** PROBLEM STATEMENT **
Skip all pictures, then copy the lines from the start of the data through the line with "fig = go.Figure()", keeping both ends.

begin

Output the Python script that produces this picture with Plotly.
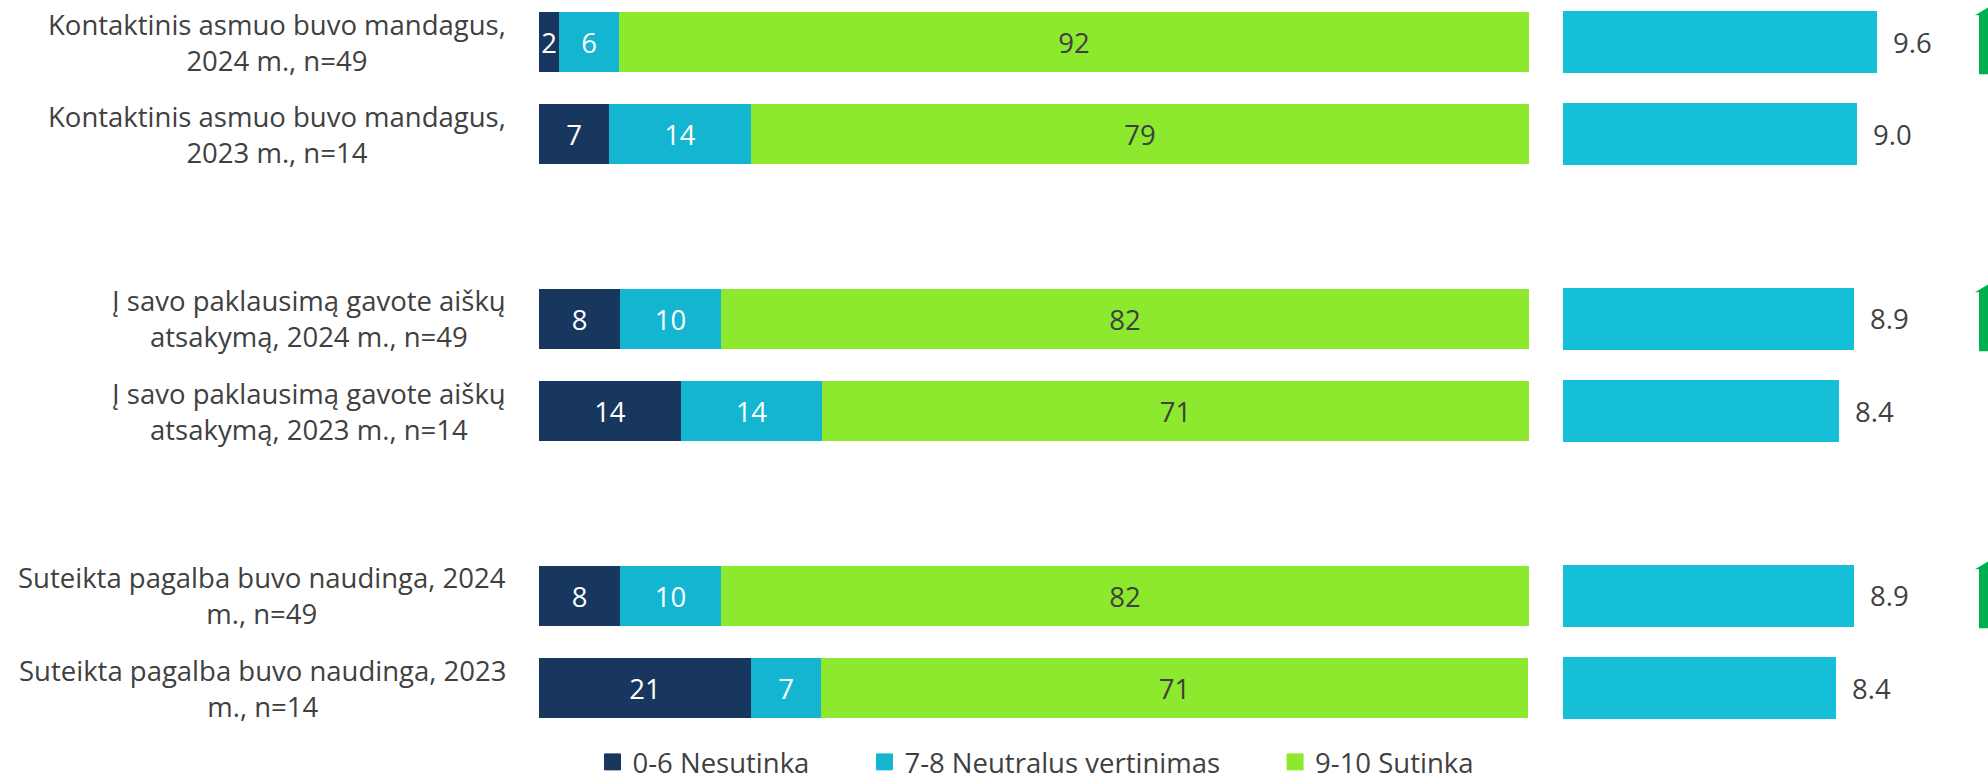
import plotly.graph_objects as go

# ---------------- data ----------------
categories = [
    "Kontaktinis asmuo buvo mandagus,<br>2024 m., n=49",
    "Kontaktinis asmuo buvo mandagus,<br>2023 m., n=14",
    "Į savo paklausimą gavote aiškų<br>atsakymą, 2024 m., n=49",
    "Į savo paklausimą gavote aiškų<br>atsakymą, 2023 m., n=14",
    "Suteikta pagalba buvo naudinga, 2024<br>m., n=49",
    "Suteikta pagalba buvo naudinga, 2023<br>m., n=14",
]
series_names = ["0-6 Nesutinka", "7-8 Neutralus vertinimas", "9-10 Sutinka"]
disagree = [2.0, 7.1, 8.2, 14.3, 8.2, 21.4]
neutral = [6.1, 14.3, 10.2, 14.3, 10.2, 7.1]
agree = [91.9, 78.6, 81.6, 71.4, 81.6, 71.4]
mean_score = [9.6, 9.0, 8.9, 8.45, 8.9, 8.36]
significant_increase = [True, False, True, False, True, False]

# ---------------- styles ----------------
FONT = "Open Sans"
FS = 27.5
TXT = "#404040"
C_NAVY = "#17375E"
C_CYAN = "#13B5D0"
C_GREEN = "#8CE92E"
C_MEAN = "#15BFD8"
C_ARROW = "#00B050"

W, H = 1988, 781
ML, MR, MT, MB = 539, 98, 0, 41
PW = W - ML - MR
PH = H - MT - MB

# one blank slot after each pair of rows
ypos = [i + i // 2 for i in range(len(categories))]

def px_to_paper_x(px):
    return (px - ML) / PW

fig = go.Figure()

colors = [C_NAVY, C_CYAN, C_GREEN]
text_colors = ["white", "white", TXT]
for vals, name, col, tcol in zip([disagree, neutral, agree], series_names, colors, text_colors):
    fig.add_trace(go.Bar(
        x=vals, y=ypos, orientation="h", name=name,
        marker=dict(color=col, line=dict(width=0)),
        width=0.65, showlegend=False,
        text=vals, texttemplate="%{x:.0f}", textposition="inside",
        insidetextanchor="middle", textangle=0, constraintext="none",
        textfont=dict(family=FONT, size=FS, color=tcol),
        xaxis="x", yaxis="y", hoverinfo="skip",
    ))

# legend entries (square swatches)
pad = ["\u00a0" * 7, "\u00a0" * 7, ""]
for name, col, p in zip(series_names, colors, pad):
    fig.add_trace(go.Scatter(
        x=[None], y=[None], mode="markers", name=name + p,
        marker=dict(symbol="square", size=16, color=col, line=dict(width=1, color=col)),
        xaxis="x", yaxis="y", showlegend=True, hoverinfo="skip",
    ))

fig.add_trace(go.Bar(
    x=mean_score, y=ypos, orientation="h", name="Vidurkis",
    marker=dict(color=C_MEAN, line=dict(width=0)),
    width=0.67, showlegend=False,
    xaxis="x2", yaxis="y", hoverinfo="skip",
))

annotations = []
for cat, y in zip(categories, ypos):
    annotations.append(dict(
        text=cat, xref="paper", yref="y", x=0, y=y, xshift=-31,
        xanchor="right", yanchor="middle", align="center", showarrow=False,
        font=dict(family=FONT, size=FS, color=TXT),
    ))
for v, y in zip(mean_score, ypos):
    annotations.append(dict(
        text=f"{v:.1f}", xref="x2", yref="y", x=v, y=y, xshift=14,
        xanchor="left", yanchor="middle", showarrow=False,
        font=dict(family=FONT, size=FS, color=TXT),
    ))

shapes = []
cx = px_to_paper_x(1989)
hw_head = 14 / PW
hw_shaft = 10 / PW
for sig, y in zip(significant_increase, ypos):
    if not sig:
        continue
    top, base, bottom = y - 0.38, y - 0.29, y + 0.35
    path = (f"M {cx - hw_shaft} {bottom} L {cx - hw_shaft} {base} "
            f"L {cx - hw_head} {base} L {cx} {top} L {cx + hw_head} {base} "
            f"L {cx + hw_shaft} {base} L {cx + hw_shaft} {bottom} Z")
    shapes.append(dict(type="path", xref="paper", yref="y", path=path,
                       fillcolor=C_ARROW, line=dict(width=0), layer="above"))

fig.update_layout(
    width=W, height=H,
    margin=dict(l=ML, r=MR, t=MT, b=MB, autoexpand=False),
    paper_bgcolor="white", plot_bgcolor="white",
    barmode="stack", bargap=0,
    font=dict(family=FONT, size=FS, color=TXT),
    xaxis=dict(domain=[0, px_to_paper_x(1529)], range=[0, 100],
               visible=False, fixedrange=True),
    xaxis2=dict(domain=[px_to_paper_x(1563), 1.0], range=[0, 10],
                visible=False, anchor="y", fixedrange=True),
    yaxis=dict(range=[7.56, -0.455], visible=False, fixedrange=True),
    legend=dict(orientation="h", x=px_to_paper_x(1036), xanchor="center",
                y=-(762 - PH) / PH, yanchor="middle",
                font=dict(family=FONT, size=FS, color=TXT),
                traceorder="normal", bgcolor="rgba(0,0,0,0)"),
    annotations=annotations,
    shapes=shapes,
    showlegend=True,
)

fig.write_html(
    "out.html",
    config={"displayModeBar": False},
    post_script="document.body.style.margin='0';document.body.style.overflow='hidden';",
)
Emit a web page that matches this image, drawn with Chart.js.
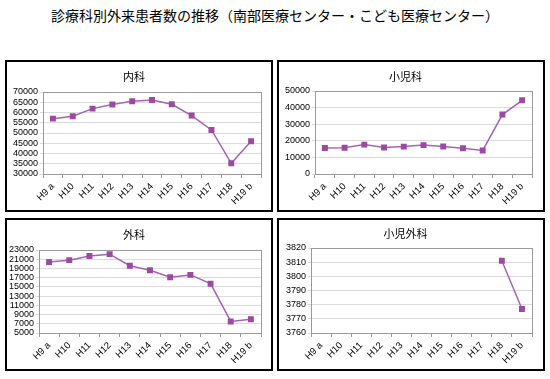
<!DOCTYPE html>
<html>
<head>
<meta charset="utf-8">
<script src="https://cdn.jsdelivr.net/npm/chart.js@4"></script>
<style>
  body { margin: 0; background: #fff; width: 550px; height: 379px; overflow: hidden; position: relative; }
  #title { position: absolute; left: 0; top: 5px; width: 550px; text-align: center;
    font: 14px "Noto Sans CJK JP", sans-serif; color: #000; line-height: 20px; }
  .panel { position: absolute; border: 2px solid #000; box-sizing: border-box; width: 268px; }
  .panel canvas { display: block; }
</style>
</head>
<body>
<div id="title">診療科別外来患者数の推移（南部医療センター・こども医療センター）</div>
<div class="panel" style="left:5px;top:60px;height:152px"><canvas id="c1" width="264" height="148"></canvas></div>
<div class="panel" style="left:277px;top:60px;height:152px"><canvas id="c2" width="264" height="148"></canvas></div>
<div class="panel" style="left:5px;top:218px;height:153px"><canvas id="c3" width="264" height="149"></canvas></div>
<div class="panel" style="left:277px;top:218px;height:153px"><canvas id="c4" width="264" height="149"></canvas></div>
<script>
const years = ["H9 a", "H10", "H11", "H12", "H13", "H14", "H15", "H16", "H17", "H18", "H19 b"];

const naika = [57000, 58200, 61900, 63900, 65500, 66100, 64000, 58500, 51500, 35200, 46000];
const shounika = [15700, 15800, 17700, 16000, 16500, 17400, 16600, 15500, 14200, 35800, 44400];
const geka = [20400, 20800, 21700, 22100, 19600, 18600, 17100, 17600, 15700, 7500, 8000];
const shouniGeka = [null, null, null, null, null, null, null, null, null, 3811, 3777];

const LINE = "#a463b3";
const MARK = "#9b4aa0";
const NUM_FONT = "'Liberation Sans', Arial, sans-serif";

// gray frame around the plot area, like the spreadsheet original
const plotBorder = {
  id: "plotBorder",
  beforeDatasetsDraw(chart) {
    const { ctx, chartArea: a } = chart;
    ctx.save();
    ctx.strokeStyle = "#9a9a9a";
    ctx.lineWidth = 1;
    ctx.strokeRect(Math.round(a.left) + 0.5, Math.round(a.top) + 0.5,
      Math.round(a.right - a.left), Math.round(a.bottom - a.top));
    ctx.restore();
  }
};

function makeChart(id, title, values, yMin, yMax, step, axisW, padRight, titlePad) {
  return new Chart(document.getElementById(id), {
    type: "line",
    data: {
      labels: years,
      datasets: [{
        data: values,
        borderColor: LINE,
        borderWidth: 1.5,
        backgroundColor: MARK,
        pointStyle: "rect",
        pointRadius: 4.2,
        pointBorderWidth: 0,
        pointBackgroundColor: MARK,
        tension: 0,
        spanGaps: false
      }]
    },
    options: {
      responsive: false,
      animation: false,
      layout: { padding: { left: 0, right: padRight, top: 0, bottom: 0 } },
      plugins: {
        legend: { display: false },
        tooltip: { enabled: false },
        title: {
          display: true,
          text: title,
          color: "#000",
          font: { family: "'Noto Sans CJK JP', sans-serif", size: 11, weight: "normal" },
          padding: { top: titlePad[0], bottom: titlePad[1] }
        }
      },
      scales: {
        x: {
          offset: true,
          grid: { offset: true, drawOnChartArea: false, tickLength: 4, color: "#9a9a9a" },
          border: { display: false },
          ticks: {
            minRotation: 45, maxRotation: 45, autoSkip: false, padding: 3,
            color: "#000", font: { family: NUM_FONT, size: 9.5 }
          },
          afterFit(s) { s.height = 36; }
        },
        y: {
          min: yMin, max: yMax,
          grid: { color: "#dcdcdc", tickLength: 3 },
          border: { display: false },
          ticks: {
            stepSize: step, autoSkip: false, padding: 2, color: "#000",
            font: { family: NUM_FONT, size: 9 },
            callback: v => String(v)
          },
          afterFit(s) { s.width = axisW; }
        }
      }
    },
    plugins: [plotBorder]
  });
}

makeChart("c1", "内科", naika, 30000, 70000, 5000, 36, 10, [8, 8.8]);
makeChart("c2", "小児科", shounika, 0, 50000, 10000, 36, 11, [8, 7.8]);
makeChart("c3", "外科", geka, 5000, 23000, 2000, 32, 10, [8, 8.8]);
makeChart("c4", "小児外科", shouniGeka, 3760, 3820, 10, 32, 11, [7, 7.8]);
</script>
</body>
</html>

end

** REPLY TO THE TASK **
Output the Python script that produces this picture with Plotly.
import plotly.graph_objects as go

# ---------------- data ----------------
categories = [
    "Kontaktinis asmuo buvo mandagus,<br>2024 m., n=49",
    "Kontaktinis asmuo buvo mandagus,<br>2023 m., n=14",
    "Į savo paklausimą gavote aiškų<br>atsakymą, 2024 m., n=49",
    "Į savo paklausimą gavote aiškų<br>atsakymą, 2023 m., n=14",
    "Suteikta pagalba buvo naudinga, 2024<br>m., n=49",
    "Suteikta pagalba buvo naudinga, 2023<br>m., n=14",
]
series_names = ["0-6 Nesutinka", "7-8 Neutralus vertinimas", "9-10 Sutinka"]
disagree = [2.0, 7.1, 8.2, 14.3, 8.2, 21.4]
neutral = [6.1, 14.3, 10.2, 14.3, 10.2, 7.1]
agree = [91.9, 78.6, 81.6, 71.4, 81.6, 71.4]
mean_score = [9.6, 9.0, 8.9, 8.45, 8.9, 8.36]
significant_increase = [True, False, True, False, True, False]

# ---------------- styles ----------------
FONT = "Open Sans"
FS = 27.5
TXT = "#404040"
C_NAVY = "#17375E"
C_CYAN = "#13B5D0"
C_GREEN = "#8CE92E"
C_MEAN = "#15BFD8"
C_ARROW = "#00B050"

W, H = 1988, 781
ML, MR, MT, MB = 539, 98, 0, 41
PW = W - ML - MR
PH = H - MT - MB

# one blank slot after each pair of rows
ypos = [i + i // 2 for i in range(len(categories))]

def px_to_paper_x(px):
    return (px - ML) / PW

fig = go.Figure()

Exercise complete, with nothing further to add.